Current single “Sober Up” [feat. Rivers Cuomo] represents a “full circle moment” for AJR as one of the band’s most musical heroes, Weezer frontman Rivers Cuomo makes an electrifying cameo. 

“Rivers followed us on Twitter and said he was a fan of ‘Weak’,” recalls Ryan. “It was such a great moment when he officially agreed to feature on the record. When we’re making decisions about our music and image, we sort of position ourselves as the Weezer of the 2010’s. They’ve been a huge influence. The song itself is about being at a party and feeling too grown up. You get to that moment where you’re like, ‘This isn’t really fun anymore. I’m an adult now.’ This was a true story.”  

“We wanted to get back to that feeling when you had a crush on someone in elementary school,” adds Jack. “You didn’t know every annoying thing that came with liking another person, it was just a very visceral emotion. It’s a theme of wanting to return to an age of innocence.”  

Punctuated by live strings, “Drama” sharply dissects the modern generation’s preoccupation with gossip, admitting “We act like reality shows, probably cuz reality blows.” The single has quickly garnered over 7 million streams since its release in May and landed them an appearance on Live with Kelly and Ryan. 

Unfurling like a film trailer, the Broadway-style “Overture” kicks off The Click, teasing various choruses and phrases from the songs that follow it over a regal orchestra swell.

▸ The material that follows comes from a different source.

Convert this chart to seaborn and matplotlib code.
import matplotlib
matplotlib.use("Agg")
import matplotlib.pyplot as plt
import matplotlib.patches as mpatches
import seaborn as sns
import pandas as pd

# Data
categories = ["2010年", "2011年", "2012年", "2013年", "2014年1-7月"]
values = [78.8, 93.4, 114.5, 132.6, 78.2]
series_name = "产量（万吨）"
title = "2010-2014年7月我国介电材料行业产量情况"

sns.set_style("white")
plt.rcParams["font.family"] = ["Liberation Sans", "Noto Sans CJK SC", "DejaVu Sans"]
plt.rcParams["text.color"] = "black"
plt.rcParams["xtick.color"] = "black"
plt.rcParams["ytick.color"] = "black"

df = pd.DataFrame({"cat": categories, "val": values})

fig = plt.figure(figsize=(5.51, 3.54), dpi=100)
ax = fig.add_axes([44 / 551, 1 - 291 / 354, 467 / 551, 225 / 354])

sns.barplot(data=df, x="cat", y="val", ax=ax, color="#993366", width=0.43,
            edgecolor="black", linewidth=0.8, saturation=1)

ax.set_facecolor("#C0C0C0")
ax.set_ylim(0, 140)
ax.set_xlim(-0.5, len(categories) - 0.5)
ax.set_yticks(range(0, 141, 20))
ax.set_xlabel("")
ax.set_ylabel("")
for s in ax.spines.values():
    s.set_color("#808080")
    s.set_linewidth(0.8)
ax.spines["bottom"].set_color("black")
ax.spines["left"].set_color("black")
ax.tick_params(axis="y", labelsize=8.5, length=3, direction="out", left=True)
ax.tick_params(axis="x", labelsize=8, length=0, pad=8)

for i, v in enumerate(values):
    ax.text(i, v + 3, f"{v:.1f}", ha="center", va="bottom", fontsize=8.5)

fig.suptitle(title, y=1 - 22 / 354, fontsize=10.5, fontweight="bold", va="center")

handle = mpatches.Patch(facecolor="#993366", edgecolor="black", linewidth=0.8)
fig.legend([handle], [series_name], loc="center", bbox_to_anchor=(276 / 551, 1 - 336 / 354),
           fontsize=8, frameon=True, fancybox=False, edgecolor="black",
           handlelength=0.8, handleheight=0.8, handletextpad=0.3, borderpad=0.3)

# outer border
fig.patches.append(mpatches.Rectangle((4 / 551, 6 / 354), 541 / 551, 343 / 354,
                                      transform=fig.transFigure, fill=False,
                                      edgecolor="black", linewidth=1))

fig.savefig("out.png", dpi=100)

Elsewhere on the album, tunes like “I’m Not Famous,” “Netflix Trip,” and “Three-Thirty” propel the album forward, speaking to the central theme of following one’s own metronome and are crowd favorites at their vivacious live shows. 

On March 23, 2018, AJR released standalone track “Burn The House Down,” which garnered over 25 million streams to date. As “Sober Up” hit Top 40, “Burn The House Down” impacted Alt with its “fiery” (Billboard) sound and was selected by both Spotify and Apple Music as a Song of the Summer 2018. March For Our Lives members heard the song and reached out directly to the band to use it in their video announcing the Road to Change summer tour. AJR was honored to oblige.  

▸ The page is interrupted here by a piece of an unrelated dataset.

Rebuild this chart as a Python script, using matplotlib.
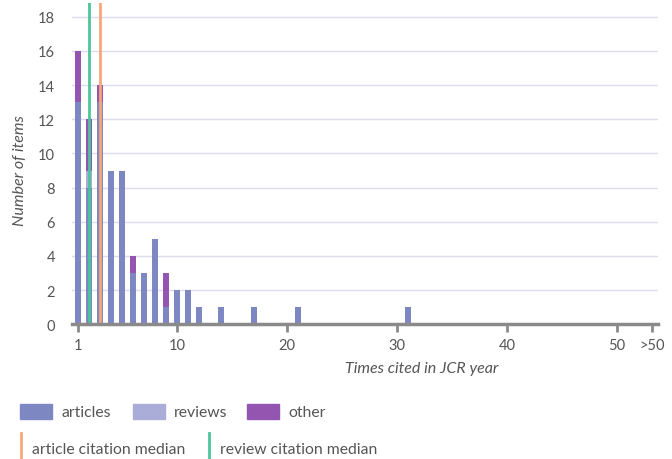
import matplotlib
matplotlib.use("Agg")
from matplotlib import pyplot as plt
from matplotlib.patches import Rectangle
from matplotlib.lines import Line2D

# times cited (bar positions) and item counts per document type
times_cited = [1, 2, 3, 4, 5, 6, 7, 8, 9, 10, 11, 12, 14, 17, 21, 31]
articles = [13, 8, 13, 9, 9, 3, 3, 5, 1, 2, 2, 1, 1, 1, 1, 1]
reviews = [0, 1, 0, 0, 0, 0, 0, 0, 0, 0, 0, 0, 0, 0, 0, 0]
other = [3, 3, 1, 0, 0, 1, 0, 0, 2, 0, 0, 0, 0, 0, 0, 0]

article_median = 3
review_median = 2

x_ticks = [1, 10, 20, 30, 40, 50, 53.2]
x_tick_labels = ["1", "10", "20", "30", "40", "50", ">50"]
y_ticks = [0, 2, 4, 6, 8, 10, 12, 14, 16, 18]

c_articles = "#7d87c1"
c_reviews = "#a9add8"
c_other = "#9455b0"
c_art_med = "#f7a679"
c_rev_med = "#4cc597"
text_col = "#555555"

plt.rcParams['font.family'] = ['Lato', 'DejaVu Sans']

fig = plt.figure(figsize=(6.72, 4.6), dpi=100)
ax = fig.add_axes([0.107, 0.293, 0.872, 0.698])

w = 0.62
ax.bar(times_cited, articles, width=w, color=c_articles, zorder=2)
bottom2 = [a for a in articles]
ax.bar(times_cited, reviews, width=w, bottom=bottom2, color=c_reviews, zorder=2)
bottom3 = [a + r for a, r in zip(articles, reviews)]
ax.bar(times_cited, other, width=w, bottom=bottom3, color=c_other, zorder=2)

ax.axvline(review_median, color=c_rev_med, lw=2, zorder=3)
ax.axvline(article_median, color=c_art_med, lw=2, zorder=3)

ax.set_xlim(0.45, 53.7)
ax.set_ylim(0, 18.8)
ax.set_yticks(y_ticks)
ax.set_xticks(x_ticks)
ax.set_xticklabels(x_tick_labels)
ax.grid(axis="y", color="#dcdcee", lw=1, zorder=0)
ax.set_axisbelow(True)

for s in ["left", "right", "top"]:
    ax.spines[s].set_visible(False)
ax.spines["bottom"].set_color("#8a8a8a")
ax.spines["bottom"].set_linewidth(2.5)
ax.spines["bottom"].set_zorder(4)

ax.tick_params(axis="y", length=0, labelsize=10.5, labelcolor=text_col, pad=12)
ax.tick_params(axis="x", length=6, width=2, color="#8a8a8a", labelsize=10.5,
               labelcolor=text_col, pad=4)

fig.text(0.03, 0.63, "Number of items", rotation=90, ha="center", va="center",
         style="italic", fontsize=11.5, color=text_col)
fig.text(0.628, 0.198, "Times cited in JCR year", ha="center", va="center",
         style="italic", fontsize=11.5, color=text_col)

# legend drawn by hand, two rows
W, H = 672.0, 460.0
row1 = [(20, c_articles, "articles"), (133, c_reviews, "reviews"), (247, c_other, "other")]
for px, col, lab in row1:
    fig.add_artist(Rectangle((px / W, 1 - 420 / H), 32 / W, 15 / H,
                             transform=fig.transFigure, color=col))
    fig.text((px + 41) / W, 1 - 413 / H, lab, ha="left", va="center",
             fontsize=11.3, color=text_col)

row2 = [(21, c_art_med, "article citation median"), (209, c_rev_med, "review citation median")]
for px, col, lab in row2:
    fig.add_artist(Line2D([px / W, px / W], [1 - 460 / H, 1 - 434 / H],
                          transform=fig.transFigure, color=col, lw=2))
    fig.text((px + 11) / W, 1 - 450 / H, lab, ha="left", va="center",
             fontsize=11.3, color=text_col)

plt.savefig("out.png", dpi=100)
plt.close()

Long before they joined Demi Lovato, Train, Andy Grammer, Hoodie Allen, Fifth Harmony and Ingrid Michaelson on high-profile national tours, the brothers began busking in NYC’s Washington Square Park, starting in 2005. At the time, Jack was only eight-years-old as they played covers “well enough to get pre-occupied passersby to actually stop. Repeating their residency in the park every day for six consecutive summers, they saved enough money to quietly amass an arsenal of recording equipment, outfitting the living room as a makeshift studio. In 2013, AJR’s debut Living Room spawned the hit “I’m Ready.” The song racked up over 52.8 million Spotify streams, soundtracked the trailer to Amy Schumer’s Trainwreck, went Platinum in the US and triple-Platinum in Australia. Building a national profile, they later received an invite to perform at the Obama White House for the IT’S ON US Campus Sexual Assault Summit, in addition to crafting the organization’s theme song. 

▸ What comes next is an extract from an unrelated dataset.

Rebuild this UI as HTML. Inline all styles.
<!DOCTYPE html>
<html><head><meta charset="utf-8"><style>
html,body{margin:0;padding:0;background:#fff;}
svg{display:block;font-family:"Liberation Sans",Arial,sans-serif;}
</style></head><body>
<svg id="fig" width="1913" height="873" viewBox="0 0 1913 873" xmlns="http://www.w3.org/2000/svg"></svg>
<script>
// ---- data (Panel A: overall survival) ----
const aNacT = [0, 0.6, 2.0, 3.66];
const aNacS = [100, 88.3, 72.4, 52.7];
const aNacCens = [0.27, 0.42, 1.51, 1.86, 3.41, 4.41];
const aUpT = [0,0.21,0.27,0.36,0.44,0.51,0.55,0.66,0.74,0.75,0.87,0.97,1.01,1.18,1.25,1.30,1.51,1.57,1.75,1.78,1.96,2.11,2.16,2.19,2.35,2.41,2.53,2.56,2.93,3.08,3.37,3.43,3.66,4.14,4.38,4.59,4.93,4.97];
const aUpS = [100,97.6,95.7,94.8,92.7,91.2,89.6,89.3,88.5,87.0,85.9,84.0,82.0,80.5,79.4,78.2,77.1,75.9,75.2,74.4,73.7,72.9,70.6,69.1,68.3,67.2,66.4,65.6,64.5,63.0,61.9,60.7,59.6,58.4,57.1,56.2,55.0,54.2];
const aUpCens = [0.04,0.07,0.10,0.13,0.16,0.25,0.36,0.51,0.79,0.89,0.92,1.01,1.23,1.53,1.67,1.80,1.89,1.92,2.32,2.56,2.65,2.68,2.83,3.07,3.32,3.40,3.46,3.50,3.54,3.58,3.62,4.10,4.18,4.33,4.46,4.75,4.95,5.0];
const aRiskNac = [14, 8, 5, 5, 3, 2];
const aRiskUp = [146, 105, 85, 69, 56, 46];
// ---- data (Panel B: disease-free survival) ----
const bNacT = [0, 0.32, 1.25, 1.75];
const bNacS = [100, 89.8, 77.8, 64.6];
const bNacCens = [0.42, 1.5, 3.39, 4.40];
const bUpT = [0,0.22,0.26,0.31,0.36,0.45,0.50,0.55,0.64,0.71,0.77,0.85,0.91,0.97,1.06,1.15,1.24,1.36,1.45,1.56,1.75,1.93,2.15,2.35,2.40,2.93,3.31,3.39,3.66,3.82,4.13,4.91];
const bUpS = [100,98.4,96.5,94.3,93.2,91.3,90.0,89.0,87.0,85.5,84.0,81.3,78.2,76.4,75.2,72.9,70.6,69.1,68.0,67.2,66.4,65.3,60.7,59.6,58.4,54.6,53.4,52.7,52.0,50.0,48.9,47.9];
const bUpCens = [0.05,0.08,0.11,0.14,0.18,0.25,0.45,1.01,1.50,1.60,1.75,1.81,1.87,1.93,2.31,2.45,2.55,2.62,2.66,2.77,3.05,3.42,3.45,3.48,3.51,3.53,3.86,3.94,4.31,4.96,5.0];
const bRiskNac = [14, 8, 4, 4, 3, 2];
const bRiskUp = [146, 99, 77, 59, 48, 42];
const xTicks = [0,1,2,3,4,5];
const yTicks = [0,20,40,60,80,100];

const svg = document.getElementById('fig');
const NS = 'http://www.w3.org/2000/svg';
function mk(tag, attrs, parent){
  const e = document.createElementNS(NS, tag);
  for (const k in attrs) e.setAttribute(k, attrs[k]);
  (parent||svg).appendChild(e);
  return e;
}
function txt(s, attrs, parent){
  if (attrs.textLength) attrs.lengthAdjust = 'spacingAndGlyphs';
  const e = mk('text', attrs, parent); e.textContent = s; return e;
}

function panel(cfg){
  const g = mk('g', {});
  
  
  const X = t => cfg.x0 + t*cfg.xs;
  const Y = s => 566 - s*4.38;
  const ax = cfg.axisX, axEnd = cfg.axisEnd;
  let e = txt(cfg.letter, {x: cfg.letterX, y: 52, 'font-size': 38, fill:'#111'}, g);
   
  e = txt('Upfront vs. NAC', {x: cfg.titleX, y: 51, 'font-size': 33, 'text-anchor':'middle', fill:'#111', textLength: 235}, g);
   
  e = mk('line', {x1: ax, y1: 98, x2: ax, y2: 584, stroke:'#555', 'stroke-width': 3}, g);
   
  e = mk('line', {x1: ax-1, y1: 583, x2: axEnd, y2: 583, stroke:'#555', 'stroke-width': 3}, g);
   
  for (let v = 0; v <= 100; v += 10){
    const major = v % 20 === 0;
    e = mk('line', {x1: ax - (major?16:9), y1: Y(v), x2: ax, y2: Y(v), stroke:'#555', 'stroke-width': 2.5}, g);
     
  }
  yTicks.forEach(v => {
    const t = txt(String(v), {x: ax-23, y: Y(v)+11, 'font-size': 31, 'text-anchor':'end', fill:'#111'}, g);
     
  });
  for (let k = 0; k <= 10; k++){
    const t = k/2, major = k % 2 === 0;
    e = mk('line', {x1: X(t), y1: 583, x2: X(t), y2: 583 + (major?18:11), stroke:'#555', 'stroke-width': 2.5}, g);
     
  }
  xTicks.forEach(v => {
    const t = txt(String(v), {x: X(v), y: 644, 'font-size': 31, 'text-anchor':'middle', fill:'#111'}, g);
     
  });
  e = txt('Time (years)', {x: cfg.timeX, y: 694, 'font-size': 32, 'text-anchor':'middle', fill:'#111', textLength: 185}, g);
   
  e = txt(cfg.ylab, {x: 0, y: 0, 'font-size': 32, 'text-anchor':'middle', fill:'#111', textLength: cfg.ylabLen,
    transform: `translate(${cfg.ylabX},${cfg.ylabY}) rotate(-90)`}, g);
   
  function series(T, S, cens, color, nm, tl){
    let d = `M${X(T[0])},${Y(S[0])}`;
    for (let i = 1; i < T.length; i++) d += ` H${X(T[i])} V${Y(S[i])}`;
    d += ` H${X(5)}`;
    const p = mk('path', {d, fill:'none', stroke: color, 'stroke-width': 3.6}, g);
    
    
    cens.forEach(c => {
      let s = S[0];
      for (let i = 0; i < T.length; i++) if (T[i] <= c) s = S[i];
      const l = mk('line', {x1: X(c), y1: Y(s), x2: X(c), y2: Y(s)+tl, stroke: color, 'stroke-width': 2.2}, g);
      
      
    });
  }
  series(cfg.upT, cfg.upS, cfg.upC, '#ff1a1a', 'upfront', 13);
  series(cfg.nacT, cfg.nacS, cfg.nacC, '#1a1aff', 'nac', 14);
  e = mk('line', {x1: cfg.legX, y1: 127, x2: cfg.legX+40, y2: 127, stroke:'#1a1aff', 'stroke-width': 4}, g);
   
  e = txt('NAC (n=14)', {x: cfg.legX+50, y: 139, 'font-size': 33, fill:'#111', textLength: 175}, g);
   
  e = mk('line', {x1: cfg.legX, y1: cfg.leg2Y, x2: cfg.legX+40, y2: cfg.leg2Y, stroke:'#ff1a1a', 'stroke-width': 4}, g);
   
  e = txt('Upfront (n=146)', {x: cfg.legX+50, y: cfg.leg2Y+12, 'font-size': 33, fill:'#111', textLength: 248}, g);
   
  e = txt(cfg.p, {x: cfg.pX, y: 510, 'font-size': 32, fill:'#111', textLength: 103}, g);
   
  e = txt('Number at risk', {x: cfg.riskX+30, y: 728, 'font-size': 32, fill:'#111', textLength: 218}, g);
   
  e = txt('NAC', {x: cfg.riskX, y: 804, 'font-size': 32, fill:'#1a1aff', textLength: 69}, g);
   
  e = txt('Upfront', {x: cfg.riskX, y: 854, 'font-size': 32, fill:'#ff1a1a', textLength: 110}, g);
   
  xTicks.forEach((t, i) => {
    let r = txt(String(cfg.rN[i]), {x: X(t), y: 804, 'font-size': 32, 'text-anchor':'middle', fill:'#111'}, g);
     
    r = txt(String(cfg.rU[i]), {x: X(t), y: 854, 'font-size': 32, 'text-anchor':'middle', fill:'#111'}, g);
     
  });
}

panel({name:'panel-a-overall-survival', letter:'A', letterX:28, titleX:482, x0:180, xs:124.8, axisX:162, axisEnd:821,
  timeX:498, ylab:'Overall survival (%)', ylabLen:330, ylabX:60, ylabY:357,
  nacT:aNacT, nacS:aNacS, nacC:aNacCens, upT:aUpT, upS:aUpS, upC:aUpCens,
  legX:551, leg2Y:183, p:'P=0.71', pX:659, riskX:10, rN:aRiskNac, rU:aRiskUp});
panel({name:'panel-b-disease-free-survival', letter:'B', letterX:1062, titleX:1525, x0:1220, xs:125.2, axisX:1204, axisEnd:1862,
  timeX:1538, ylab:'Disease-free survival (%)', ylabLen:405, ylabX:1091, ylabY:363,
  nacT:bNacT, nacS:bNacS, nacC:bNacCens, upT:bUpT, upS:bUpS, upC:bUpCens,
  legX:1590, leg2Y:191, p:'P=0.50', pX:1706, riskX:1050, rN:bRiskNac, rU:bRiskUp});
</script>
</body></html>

Rounding out a multi-dimensional vision, the three members infuse individual idiosyncrasies into the collective whole. 

“We each have a very unique role in the band,” explains Ryan. “I do the production. Jack and I both write. Adam is involved in the business end and management. We’ve built a well-oiled machine.” 

Outside of AJR, Adam, Jack, and Ryan are all either current or former Columbia University students. Ryan has also lent his writing acumen to Andy Grammer, co-penning the gold-selling “Back Home” and “Good To Be Alive (Hallelujah)” which recently scored him a BMI award. Adam received his Masters from NYU and is in the midst of working on his PHD in Comparative Constitutional Law, while Jack just completed his first screenplay. 

As music from The Click and beyond resounds louder and louder throughout pop culture by the day, AJR still harbor quite a few surprises up their sleeves. 

“When people hear us or see us live, I’d love for them to say, ‘I can’t explain this, but I know I’m feeling something’,” Ryan leaves off. “We hope they connect to it and want to listen again and again.”